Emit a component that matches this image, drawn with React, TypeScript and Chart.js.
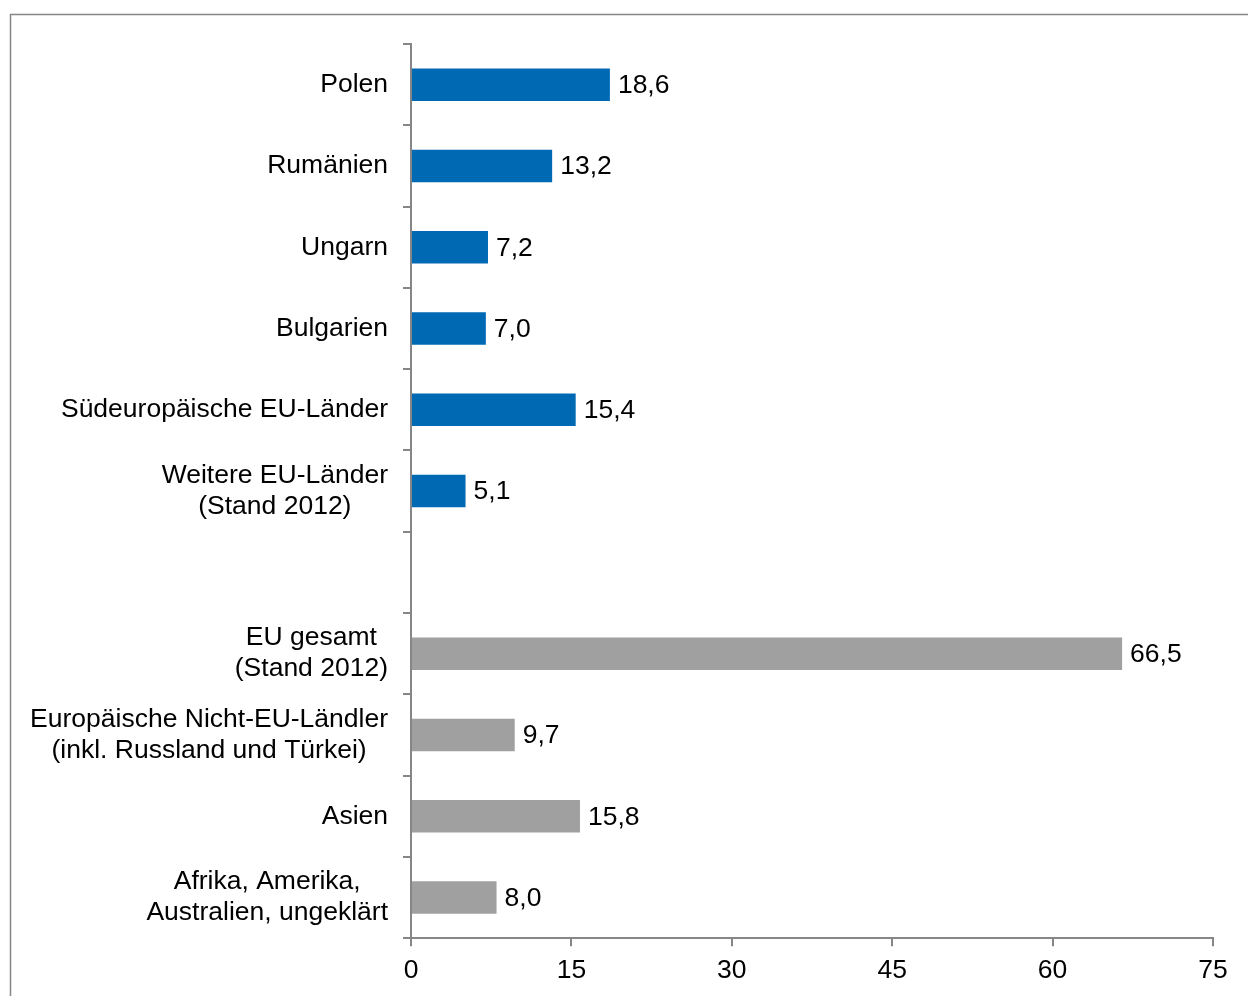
import React, { useEffect, useRef } from "react";
import { Chart, registerables } from "chart.js";

Chart.register(...registerables);

const categories: string[][] = [
  ["Polen"],
  ["Rumänien"],
  ["Ungarn"],
  ["Bulgarien"],
  ["Südeuropäische EU-Länder"],
  ["Weitere EU-Länder", "(Stand 2012)"],
  [""],
  ["EU gesamt", "(Stand 2012)"],
  ["Europäische Nicht-EU-Ländler", "(inkl. Russland und Türkei)"],
  ["Asien"],
  ["Afrika, Amerika,", "Australien, ungeklärt"],
];
const values: (number | null)[] = [18.6, 13.2, 7.2, 7.0, 15.4, 5.1, null, 66.5, 9.7, 15.8, 8.0];
const barColors: string[] = [
  "#0069B4", "#0069B4", "#0069B4", "#0069B4", "#0069B4", "#0069B4",
  "#0069B4", "#A0A0A0", "#A0A0A0", "#A0A0A0", "#A0A0A0",
];
const xTicks: number[] = [0, 15, 30, 45, 60, 75];

const FONT = '"Liberation Sans", Arial, sans-serif';
const FS = 26.5;
const AXIS = "#868686";

const framePlugin = {
  id: "frame",
  beforeDraw(chart: any) {
    const ctx = chart.ctx;
    ctx.save();
    ctx.strokeStyle = AXIS;
    ctx.lineWidth = 1.5;
    ctx.strokeRect(10.5, 14.5, 1400, 1200);
    ctx.restore();
  },
};

const labelsPlugin = {
  id: "customLabels",
  afterDraw(chart: any) {
    const ctx = chart.ctx;
    const yScale = chart.scales.y;
    const xScale = chart.scales.x;
    const meta = chart.getDatasetMeta(0);
    ctx.save();
    ctx.font = `${FS}px ${FONT}`;
    ctx.fillStyle = "#000";
    ctx.textBaseline = "middle";
    const lineH = 31;
    const rightEdge = chart.chartArea.left - 23;
    categories.forEach((lines, i) => {
      const cy = yScale.getPixelForValue(i);
      const widths = lines.map((l) => ctx.measureText(l).width);
      const blockW = Math.max(...widths);
      const center = rightEdge - blockW / 2;
      ctx.textAlign = "center";
      const startY = cy - ((lines.length - 1) * lineH) / 2;
      lines.forEach((l, j) => {
        ctx.fillText(l, center, startY + j * lineH);
      });
    });
    ctx.textAlign = "left";
    values.forEach((v, i) => {
      if (v === null) return;
      const el = meta.data[i];
      const x = xScale.getPixelForValue(v) + 8;
      ctx.fillText(v.toFixed(1).replace(".", ","), x, el.y + 1);
    });
    ctx.restore();
  },
};

export default function App() {
  const ref = useRef<HTMLCanvasElement>(null);
  useEffect(() => {
    if (!ref.current) return;
    const chart = new Chart(ref.current, {
      type: "bar",
      data: {
        labels: categories.map((c) => c.join(" ")),
        datasets: [
          {
            data: values as any,
            backgroundColor: barColors,
            barPercentage: 0.4,
            categoryPercentage: 1,
            borderWidth: 0,
          },
        ],
      },
      options: {
        indexAxis: "y",
        responsive: false,
        animation: false,
        layout: { padding: { left: 403, top: 44, right: 35, bottom: 0 } },
        plugins: { legend: { display: false }, tooltip: { enabled: false }, title: { display: false } },
        scales: {
          x: {
            type: "linear",
            min: 0,
            max: 75,
            afterBuildTicks: (s: any) => {
              s.ticks = xTicks.map((v) => ({ value: v }));
            },
            grid: { drawOnChartArea: false, drawTicks: true, tickLength: 8, color: AXIS, lineWidth: 2 },
            border: { display: true, color: AXIS, width: 2 },
            ticks: { color: "#000", font: { family: FONT, size: FS }, padding: 9, maxRotation: 0 },
          },
          y: {
            type: "category",
            grid: { drawOnChartArea: false, drawTicks: true, tickLength: 8, color: AXIS, lineWidth: 2, offset: true },
            border: { display: true, color: AXIS, width: 2 },
            ticks: { display: false },
          },
        },
      },
      plugins: [framePlugin, labelsPlugin],
    });
    return () => chart.destroy();
  }, []);
  return (
    <div style={{ position: "fixed", left: 0, top: 0, width: 1248, height: 996, background: "#fff" }}>
      <canvas ref={ref} width={1248} height={996} style={{ display: "block" }} />
    </div>
  );
}
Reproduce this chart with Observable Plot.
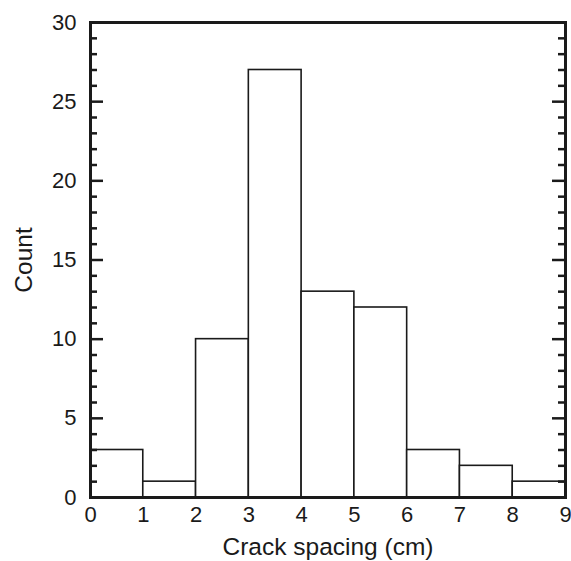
<!DOCTYPE html>
<html>
<head>
<meta charset="utf-8">
<script src="https://cdn.jsdelivr.net/npm/d3@7"></script>
<script src="https://cdn.jsdelivr.net/npm/@observablehq/plot@0.6"></script>
<style>
  html, body { margin: 0; padding: 0; background: #fff; }
  svg { font-family: "Liberation Sans", Arial, Helvetica, sans-serif; }
</style>
</head>
<body>
<div id="chart"></div>
<script>
const binStart = [0, 1, 2, 3, 4, 5, 6, 7, 8];
const binEnd   = [1, 2, 3, 4, 5, 6, 7, 8, 9];
const counts   = [3, 1, 10, 27, 13, 12, 3, 2, 1];
const xTicks = [0, 1, 2, 3, 4, 5, 6, 7, 8, 9];
const yMajor = [0, 5, 10, 15, 20, 25, 30];
const yMinor = d3.range(0, 31).filter(v => v % 5 !== 0);

const bins = binStart.map((s, i) => ({x1: s, x2: binEnd[i], y: counts[i]}));

const W = 571, H = 561;
const mL = 90, mR = 6, mT = 22, mB = 64;
const pxPerX = (W - mL - mR) / 9;
const majLen = 13 / pxPerX, minLen = 7 / pxPerX;
const ink = "#1a1a1a";

const plot = Plot.plot({
  width: W, height: H,
  marginLeft: mL, marginRight: mR, marginTop: mT, marginBottom: mB,
  style: {fontFamily: '"Liberation Sans", Arial, Helvetica, sans-serif', fontSize: "22px", color: ink, background: "#fff"},
  x: {domain: [0, 9], ticks: xTicks, tickSize: 0, tickPadding: 9, label: null},
  y: {domain: [0, 30], ticks: yMajor, tickSize: 0, tickPadding: 14, label: null},
  marks: [
    Plot.rectY(bins, {x1: "x1", x2: "x2", y: "y", fill: "white", stroke: ink, strokeWidth: 1.6}),
    Plot.ruleY(yMajor, {x1: 0, x2: majLen, stroke: ink, strokeWidth: 2.5}),
    Plot.ruleY(yMinor, {x1: 0, x2: minLen, stroke: ink, strokeWidth: 2.5}),
    Plot.ruleY(yMajor, {x1: 9 - majLen, x2: 9, stroke: ink, strokeWidth: 2.5}),
    Plot.ruleY(yMinor, {x1: 9 - minLen, x2: 9, stroke: ink, strokeWidth: 2.5}),
    Plot.frame({stroke: ink, strokeWidth: 3}),
    Plot.text(["Count"], {frameAnchor: "left", rotate: -90, dx: -66, textAnchor: "middle", lineAnchor: "middle", fontSize: 24.5, fill: ink}),
    Plot.text(["Crack spacing (cm)"], {frameAnchor: "bottom", dy: 50, textAnchor: "middle", lineAnchor: "middle", fontSize: 24.5, fill: ink})
  ]
});
document.getElementById("chart").appendChild(plot);
</script>
</body>
</html>
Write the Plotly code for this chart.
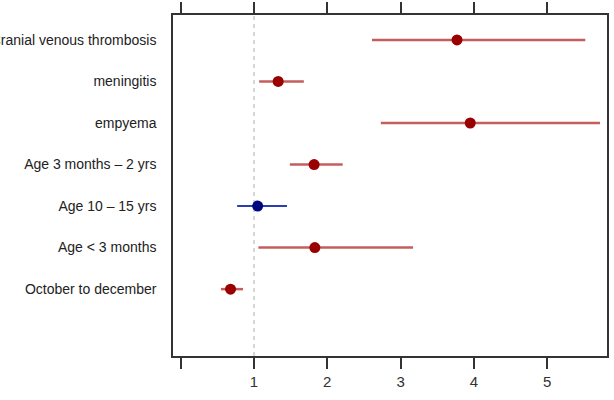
import plotly.graph_objects as go

labels = ["Cranial venous thrombosis", "meningitis", "empyema", "Age 3 months \u2013 2 yrs",
          "Age 10 \u2013 15 yrs", "Age < 3 months", "October to december"]
estimate = [3.77, 1.33, 3.95, 1.82, 1.05, 1.83, 0.68]
lower = [2.61, 1.07, 2.73, 1.49, 0.77, 1.06, 0.55]
upper = [5.52, 1.68, 5.72, 2.21, 1.45, 3.17, 0.85]
group = ["red", "red", "red", "red", "blue", "red", "red"]
x_ticks = [0, 1, 2, 3, 4, 5]
x_ticklabels = ["", "1", "2", "3", "4", "5"]

n = len(labels)
ypos = [n - i for i in range(n)]

fig = go.Figure()

styles = {
    "red": dict(line="rgba(190,75,75,0.9)", lw=2.5, marker="#9a0000"),
    "blue": dict(line="#2a3fb0", lw=2, marker="#00067f"),
}

for g in ["red", "blue"]:
    idx = [i for i in range(n) if group[i] == g]
    xs, ys = [], []
    for i in idx:
        xs += [lower[i], upper[i], None]
        ys += [ypos[i], ypos[i], None]
    fig.add_trace(go.Scatter(x=xs, y=ys, mode="lines",
                             line=dict(color=styles[g]["line"], width=styles[g]["lw"]),
                             hoverinfo="skip", showlegend=False))
    fig.add_trace(go.Scatter(x=[estimate[i] for i in idx], y=[ypos[i] for i in idx],
                             mode="markers",
                             marker=dict(color=styles[g]["marker"], size=11),
                             showlegend=False))

fig.add_shape(type="line", xref="x", yref="paper", x0=1, x1=1, y0=0, y1=1,
              line=dict(color="#d6d6d6", width=2, dash="4px,4px"), layer="below")

fig.update_layout(
    width=614, height=400,
    margin=dict(l=173, r=7, t=15, b=44),
    paper_bgcolor="white", plot_bgcolor="white",
    font=dict(family="Liberation Sans, Arial, sans-serif", color="#222222"),
)
fig.update_xaxes(range=[-0.105, 5.816], tickvals=x_ticks, ticktext=x_ticklabels,
                 ticks="outside", ticklen=11, tickwidth=1.5, tickcolor="#333333",
                 showline=True, linecolor="#333333", linewidth=1.5, mirror="ticks",
                 showgrid=False, zeroline=False, automargin=False,
                 tickfont=dict(size=15, color="#333333"))
fig.update_yaxes(range=[-0.61, 7.60], tickvals=ypos, ticktext=labels,
                 ticks="", showline=True, linecolor="#333333", linewidth=1.5, mirror=True,
                 showgrid=False, zeroline=False, ticklabelstandoff=12, automargin=False,
                 tickfont=dict(size=14, color="#222222"))

fig.write_html("out.html")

* * *

## The request
Which lines contain "React"? Show each of them.

## Completed exercise
Emit a component that matches this image, drawn with React, TypeScript and Chart.js.
import React, { useEffect, useRef } from "react";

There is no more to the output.